_Requirement:_
Extract only the first line of the listing and every line after it up to and including the one with "iras_yerr = [0.05, 0.02]". Omit the pictures.

_Data section:_

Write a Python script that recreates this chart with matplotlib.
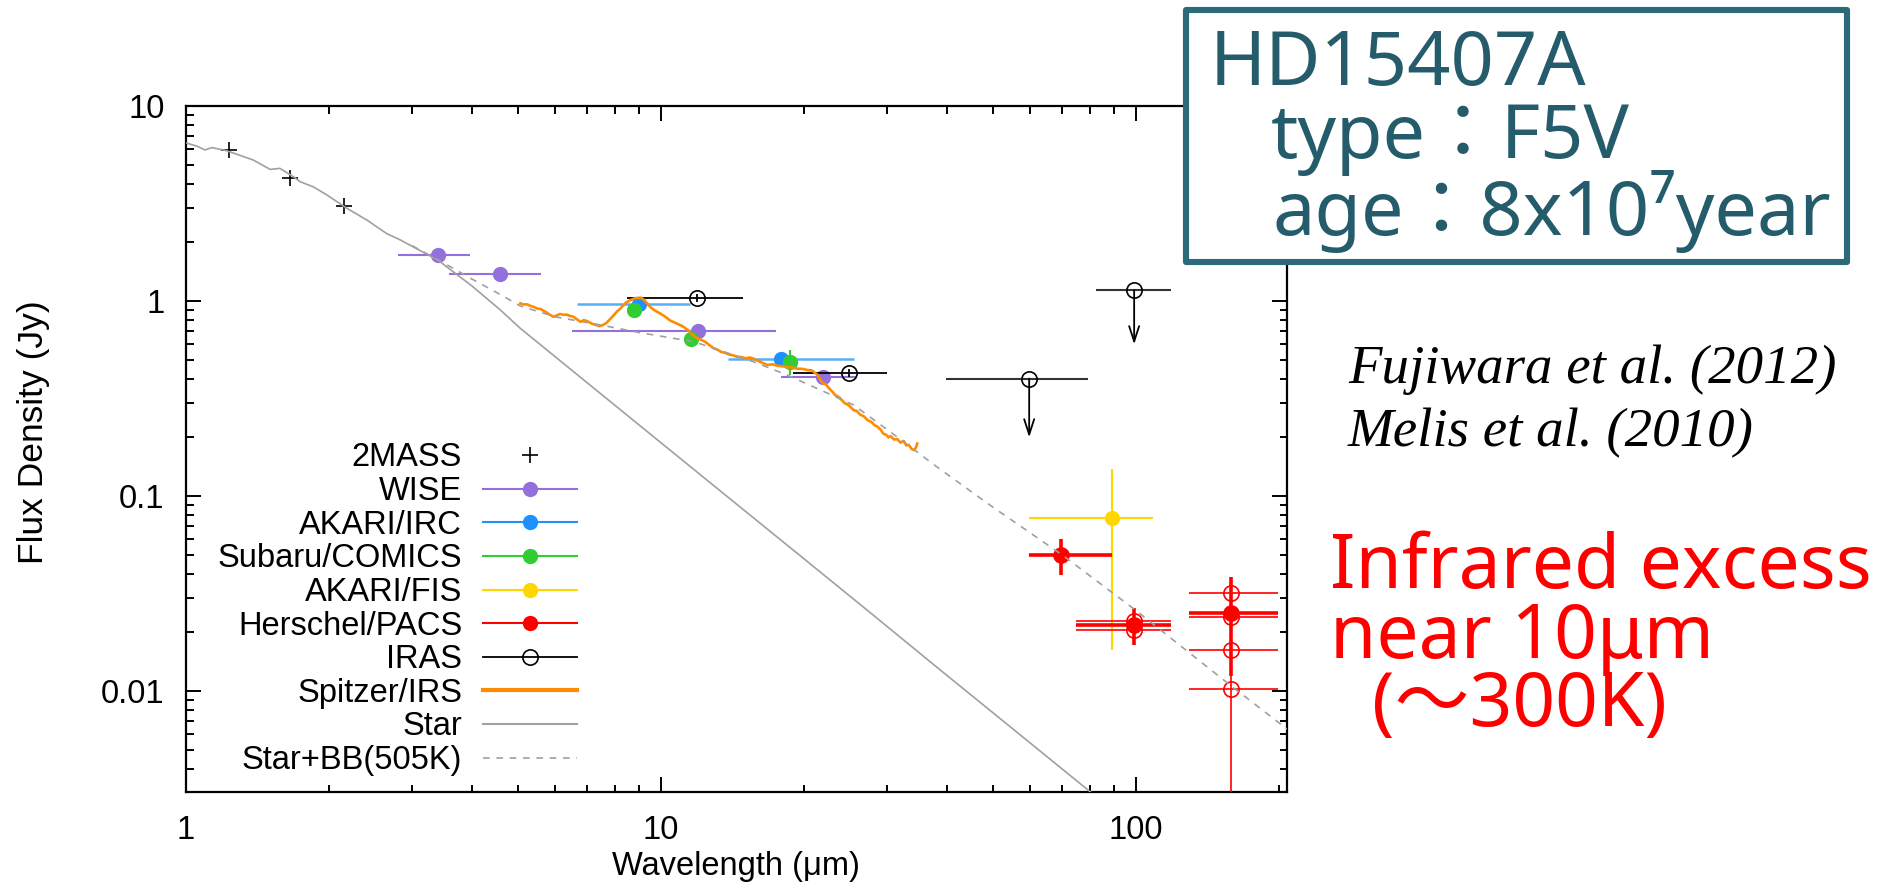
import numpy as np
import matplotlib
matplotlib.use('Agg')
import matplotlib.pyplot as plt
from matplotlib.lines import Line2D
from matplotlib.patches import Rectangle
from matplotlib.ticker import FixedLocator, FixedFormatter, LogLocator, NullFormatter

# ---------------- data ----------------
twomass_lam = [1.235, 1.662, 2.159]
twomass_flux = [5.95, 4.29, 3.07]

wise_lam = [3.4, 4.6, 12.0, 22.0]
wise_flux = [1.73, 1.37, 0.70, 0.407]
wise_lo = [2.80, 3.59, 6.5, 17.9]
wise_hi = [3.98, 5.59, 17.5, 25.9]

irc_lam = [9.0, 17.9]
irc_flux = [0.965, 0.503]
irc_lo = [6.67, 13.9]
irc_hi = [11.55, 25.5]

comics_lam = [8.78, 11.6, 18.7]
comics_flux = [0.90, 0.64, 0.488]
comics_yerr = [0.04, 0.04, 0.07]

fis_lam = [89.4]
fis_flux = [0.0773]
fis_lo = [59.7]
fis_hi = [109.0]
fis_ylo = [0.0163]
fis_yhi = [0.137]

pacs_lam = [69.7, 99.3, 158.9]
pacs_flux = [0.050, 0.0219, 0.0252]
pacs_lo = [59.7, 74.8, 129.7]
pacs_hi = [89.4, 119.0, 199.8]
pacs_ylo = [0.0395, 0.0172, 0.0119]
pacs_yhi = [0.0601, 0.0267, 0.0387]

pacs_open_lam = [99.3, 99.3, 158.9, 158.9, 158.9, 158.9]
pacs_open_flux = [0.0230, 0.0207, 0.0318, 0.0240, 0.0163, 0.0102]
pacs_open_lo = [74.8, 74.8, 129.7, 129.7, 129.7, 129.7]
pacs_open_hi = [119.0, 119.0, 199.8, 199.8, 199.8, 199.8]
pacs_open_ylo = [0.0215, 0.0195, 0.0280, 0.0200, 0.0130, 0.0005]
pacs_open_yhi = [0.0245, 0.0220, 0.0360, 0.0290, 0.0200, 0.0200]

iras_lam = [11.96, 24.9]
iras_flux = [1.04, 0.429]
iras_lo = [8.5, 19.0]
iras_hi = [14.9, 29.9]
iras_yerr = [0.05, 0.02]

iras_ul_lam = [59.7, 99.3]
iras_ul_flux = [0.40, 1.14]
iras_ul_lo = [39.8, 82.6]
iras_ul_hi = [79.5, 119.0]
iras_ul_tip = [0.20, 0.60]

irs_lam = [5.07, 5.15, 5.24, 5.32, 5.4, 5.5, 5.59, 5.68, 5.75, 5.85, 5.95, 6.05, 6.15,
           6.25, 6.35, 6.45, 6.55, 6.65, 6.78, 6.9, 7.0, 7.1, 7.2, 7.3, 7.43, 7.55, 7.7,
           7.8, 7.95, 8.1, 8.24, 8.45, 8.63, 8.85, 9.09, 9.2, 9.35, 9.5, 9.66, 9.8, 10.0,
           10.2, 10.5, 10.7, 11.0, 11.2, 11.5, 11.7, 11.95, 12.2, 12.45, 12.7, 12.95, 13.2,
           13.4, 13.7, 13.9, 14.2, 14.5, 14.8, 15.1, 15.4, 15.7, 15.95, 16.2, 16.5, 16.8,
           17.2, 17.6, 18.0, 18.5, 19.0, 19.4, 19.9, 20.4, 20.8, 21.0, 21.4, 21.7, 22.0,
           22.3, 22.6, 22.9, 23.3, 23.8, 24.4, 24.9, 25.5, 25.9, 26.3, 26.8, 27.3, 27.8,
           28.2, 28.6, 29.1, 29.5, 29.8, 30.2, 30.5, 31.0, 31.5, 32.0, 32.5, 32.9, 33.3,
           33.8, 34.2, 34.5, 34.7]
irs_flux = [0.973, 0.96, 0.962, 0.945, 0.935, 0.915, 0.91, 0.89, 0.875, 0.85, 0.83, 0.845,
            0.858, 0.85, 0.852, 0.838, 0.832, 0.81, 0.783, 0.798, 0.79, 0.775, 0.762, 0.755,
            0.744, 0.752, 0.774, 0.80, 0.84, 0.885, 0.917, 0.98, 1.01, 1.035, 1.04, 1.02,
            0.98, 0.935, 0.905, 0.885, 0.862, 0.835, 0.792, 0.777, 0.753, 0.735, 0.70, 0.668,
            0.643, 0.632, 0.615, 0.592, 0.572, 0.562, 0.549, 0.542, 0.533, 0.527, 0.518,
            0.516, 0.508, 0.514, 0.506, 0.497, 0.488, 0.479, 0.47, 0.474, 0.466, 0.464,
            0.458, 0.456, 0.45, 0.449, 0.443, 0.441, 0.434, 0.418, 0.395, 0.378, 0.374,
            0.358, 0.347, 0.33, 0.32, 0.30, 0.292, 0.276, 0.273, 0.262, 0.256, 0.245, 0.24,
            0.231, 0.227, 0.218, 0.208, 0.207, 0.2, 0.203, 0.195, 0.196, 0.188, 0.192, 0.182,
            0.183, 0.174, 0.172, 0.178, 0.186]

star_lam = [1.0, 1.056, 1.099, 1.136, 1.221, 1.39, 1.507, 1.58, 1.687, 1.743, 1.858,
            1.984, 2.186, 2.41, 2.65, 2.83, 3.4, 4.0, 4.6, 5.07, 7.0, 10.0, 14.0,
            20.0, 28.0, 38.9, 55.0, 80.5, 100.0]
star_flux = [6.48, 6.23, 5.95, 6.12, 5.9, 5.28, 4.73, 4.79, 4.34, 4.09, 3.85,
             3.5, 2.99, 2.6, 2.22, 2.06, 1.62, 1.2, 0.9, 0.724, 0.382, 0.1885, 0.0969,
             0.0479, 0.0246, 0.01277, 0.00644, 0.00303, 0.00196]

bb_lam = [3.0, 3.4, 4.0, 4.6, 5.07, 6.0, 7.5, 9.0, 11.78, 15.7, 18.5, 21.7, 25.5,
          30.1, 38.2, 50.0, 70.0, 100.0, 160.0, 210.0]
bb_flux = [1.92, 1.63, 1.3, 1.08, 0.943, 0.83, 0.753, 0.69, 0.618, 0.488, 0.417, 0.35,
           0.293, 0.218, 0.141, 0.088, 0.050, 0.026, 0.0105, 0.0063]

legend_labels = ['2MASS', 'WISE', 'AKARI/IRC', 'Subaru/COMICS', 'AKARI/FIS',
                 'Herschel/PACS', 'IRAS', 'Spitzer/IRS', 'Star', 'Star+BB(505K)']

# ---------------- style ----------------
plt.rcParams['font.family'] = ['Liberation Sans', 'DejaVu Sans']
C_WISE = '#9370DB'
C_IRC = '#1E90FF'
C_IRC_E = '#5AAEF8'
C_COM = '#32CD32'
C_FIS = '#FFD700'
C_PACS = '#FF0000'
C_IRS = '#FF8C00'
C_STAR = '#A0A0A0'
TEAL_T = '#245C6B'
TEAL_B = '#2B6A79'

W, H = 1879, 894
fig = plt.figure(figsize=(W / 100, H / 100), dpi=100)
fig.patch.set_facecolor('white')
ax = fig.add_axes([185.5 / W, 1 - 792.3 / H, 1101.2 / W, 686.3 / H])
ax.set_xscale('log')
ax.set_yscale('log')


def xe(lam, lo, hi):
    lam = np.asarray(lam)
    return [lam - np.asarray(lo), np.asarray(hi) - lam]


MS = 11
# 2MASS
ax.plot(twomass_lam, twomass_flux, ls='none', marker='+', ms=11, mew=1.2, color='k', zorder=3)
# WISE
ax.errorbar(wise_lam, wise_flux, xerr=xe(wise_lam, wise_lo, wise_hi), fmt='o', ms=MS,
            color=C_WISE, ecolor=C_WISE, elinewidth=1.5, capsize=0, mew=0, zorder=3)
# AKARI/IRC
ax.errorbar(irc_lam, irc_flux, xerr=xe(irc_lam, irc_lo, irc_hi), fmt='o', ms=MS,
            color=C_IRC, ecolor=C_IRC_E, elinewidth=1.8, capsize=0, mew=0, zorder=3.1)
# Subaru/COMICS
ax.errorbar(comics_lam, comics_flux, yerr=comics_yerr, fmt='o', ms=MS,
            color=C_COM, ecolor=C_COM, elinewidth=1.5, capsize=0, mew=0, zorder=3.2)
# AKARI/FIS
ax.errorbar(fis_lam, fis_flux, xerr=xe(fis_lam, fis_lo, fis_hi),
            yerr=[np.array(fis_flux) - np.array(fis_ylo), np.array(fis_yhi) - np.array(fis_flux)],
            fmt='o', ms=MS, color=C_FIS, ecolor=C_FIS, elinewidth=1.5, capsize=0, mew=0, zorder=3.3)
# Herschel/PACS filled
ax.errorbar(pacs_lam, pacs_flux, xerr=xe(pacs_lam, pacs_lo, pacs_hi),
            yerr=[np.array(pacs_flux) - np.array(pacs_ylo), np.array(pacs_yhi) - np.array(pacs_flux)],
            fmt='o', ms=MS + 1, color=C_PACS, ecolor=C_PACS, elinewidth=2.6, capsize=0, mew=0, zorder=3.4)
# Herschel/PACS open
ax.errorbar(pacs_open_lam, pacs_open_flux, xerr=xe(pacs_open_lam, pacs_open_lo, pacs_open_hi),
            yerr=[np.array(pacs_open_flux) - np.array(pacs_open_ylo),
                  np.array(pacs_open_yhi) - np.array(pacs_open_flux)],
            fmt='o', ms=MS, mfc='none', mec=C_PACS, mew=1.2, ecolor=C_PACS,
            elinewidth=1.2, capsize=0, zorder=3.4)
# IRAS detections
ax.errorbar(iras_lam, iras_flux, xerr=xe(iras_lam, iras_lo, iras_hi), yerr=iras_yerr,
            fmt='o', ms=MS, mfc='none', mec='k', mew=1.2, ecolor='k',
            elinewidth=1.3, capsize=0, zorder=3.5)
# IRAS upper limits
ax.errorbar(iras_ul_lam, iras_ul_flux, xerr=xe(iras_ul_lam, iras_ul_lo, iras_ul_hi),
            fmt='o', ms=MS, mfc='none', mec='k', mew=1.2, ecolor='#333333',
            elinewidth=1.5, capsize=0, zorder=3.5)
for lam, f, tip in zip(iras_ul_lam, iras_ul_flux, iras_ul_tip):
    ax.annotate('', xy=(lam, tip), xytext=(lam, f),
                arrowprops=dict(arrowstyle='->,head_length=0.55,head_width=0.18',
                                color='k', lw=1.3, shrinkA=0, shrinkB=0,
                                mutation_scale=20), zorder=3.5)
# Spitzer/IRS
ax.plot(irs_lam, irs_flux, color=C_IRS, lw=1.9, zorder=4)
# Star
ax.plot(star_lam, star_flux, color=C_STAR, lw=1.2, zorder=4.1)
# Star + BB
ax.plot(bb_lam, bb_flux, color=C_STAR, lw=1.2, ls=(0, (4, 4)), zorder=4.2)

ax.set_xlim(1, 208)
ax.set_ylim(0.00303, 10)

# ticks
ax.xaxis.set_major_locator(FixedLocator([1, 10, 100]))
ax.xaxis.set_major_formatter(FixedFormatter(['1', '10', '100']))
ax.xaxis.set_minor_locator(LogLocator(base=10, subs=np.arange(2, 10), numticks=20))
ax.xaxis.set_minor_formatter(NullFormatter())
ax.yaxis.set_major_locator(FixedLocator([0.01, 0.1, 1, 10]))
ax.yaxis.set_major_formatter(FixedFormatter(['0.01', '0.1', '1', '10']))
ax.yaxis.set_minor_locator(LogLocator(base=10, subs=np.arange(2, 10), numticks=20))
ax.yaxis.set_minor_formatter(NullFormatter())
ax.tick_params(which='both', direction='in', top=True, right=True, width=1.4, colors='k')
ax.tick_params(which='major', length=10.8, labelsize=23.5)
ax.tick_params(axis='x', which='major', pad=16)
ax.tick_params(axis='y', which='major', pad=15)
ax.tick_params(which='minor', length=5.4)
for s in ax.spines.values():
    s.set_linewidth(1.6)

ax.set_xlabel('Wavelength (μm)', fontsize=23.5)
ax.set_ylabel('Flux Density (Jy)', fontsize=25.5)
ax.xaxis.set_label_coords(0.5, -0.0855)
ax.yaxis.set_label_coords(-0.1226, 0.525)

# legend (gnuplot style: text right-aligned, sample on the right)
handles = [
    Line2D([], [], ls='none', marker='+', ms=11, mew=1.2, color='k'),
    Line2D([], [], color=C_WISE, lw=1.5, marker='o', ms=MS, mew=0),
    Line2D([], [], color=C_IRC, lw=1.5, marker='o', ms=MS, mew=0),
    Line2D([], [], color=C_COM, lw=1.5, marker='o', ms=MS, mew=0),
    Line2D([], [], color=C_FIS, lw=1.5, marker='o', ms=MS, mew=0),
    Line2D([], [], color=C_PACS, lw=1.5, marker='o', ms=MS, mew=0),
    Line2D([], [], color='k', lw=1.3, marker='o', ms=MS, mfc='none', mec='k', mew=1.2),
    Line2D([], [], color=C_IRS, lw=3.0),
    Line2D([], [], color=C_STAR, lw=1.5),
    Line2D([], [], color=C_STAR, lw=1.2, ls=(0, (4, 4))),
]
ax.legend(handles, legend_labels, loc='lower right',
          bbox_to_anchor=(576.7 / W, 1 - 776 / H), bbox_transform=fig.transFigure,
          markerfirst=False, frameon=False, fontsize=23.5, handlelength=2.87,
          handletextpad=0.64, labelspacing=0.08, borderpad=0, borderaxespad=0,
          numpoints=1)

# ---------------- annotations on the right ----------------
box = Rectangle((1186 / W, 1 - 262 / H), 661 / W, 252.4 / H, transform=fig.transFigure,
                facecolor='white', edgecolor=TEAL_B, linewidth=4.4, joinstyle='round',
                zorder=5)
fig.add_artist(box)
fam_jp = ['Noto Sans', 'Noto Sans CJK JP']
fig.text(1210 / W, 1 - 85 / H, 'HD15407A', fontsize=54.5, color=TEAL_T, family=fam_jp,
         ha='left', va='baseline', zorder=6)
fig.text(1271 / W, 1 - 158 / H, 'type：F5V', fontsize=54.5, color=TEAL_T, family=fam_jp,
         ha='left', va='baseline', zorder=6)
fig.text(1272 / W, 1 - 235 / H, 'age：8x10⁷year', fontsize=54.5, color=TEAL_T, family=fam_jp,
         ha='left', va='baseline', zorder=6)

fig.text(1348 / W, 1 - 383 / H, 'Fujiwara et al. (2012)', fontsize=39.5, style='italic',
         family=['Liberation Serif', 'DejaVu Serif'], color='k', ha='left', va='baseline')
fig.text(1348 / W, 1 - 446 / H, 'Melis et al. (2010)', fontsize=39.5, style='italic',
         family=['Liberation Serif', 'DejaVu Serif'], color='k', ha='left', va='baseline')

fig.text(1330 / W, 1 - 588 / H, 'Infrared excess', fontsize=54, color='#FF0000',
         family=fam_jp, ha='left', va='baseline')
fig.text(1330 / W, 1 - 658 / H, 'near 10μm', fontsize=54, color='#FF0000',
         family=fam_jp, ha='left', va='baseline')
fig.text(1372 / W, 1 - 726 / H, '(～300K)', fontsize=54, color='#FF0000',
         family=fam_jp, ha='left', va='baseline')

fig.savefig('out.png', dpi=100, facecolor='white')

_Finished task:_
Write a Python script that recreates this chart with matplotlib.
import numpy as np
import matplotlib
matplotlib.use('Agg')
import matplotlib.pyplot as plt
from matplotlib.lines import Line2D
from matplotlib.patches import Rectangle
from matplotlib.ticker import FixedLocator, FixedFormatter, LogLocator, NullFormatter

# ---------------- data ----------------
twomass_lam = [1.235, 1.662, 2.159]
twomass_flux = [5.95, 4.29, 3.07]

wise_lam = [3.4, 4.6, 12.0, 22.0]
wise_flux = [1.73, 1.37, 0.70, 0.407]
wise_lo = [2.80, 3.59, 6.5, 17.9]
wise_hi = [3.98, 5.59, 17.5, 25.9]

irc_lam = [9.0, 17.9]
irc_flux = [0.965, 0.503]
irc_lo = [6.67, 13.9]
irc_hi = [11.55, 25.5]

comics_lam = [8.78, 11.6, 18.7]
comics_flux = [0.90, 0.64, 0.488]
comics_yerr = [0.04, 0.04, 0.07]

fis_lam = [89.4]
fis_flux = [0.0773]
fis_lo = [59.7]
fis_hi = [109.0]
fis_ylo = [0.0163]
fis_yhi = [0.137]

pacs_lam = [69.7, 99.3, 158.9]
pacs_flux = [0.050, 0.0219, 0.0252]
pacs_lo = [59.7, 74.8, 129.7]
pacs_hi = [89.4, 119.0, 199.8]
pacs_ylo = [0.0395, 0.0172, 0.0119]
pacs_yhi = [0.0601, 0.0267, 0.0387]

pacs_open_lam = [99.3, 99.3, 158.9, 158.9, 158.9, 158.9]
pacs_open_flux = [0.0230, 0.0207, 0.0318, 0.0240, 0.0163, 0.0102]
pacs_open_lo = [74.8, 74.8, 129.7, 129.7, 129.7, 129.7]
pacs_open_hi = [119.0, 119.0, 199.8, 199.8, 199.8, 199.8]
pacs_open_ylo = [0.0215, 0.0195, 0.0280, 0.0200, 0.0130, 0.0005]
pacs_open_yhi = [0.0245, 0.0220, 0.0360, 0.0290, 0.0200, 0.0200]

iras_lam = [11.96, 24.9]
iras_flux = [1.04, 0.429]
iras_lo = [8.5, 19.0]
iras_hi = [14.9, 29.9]
iras_yerr = [0.05, 0.02]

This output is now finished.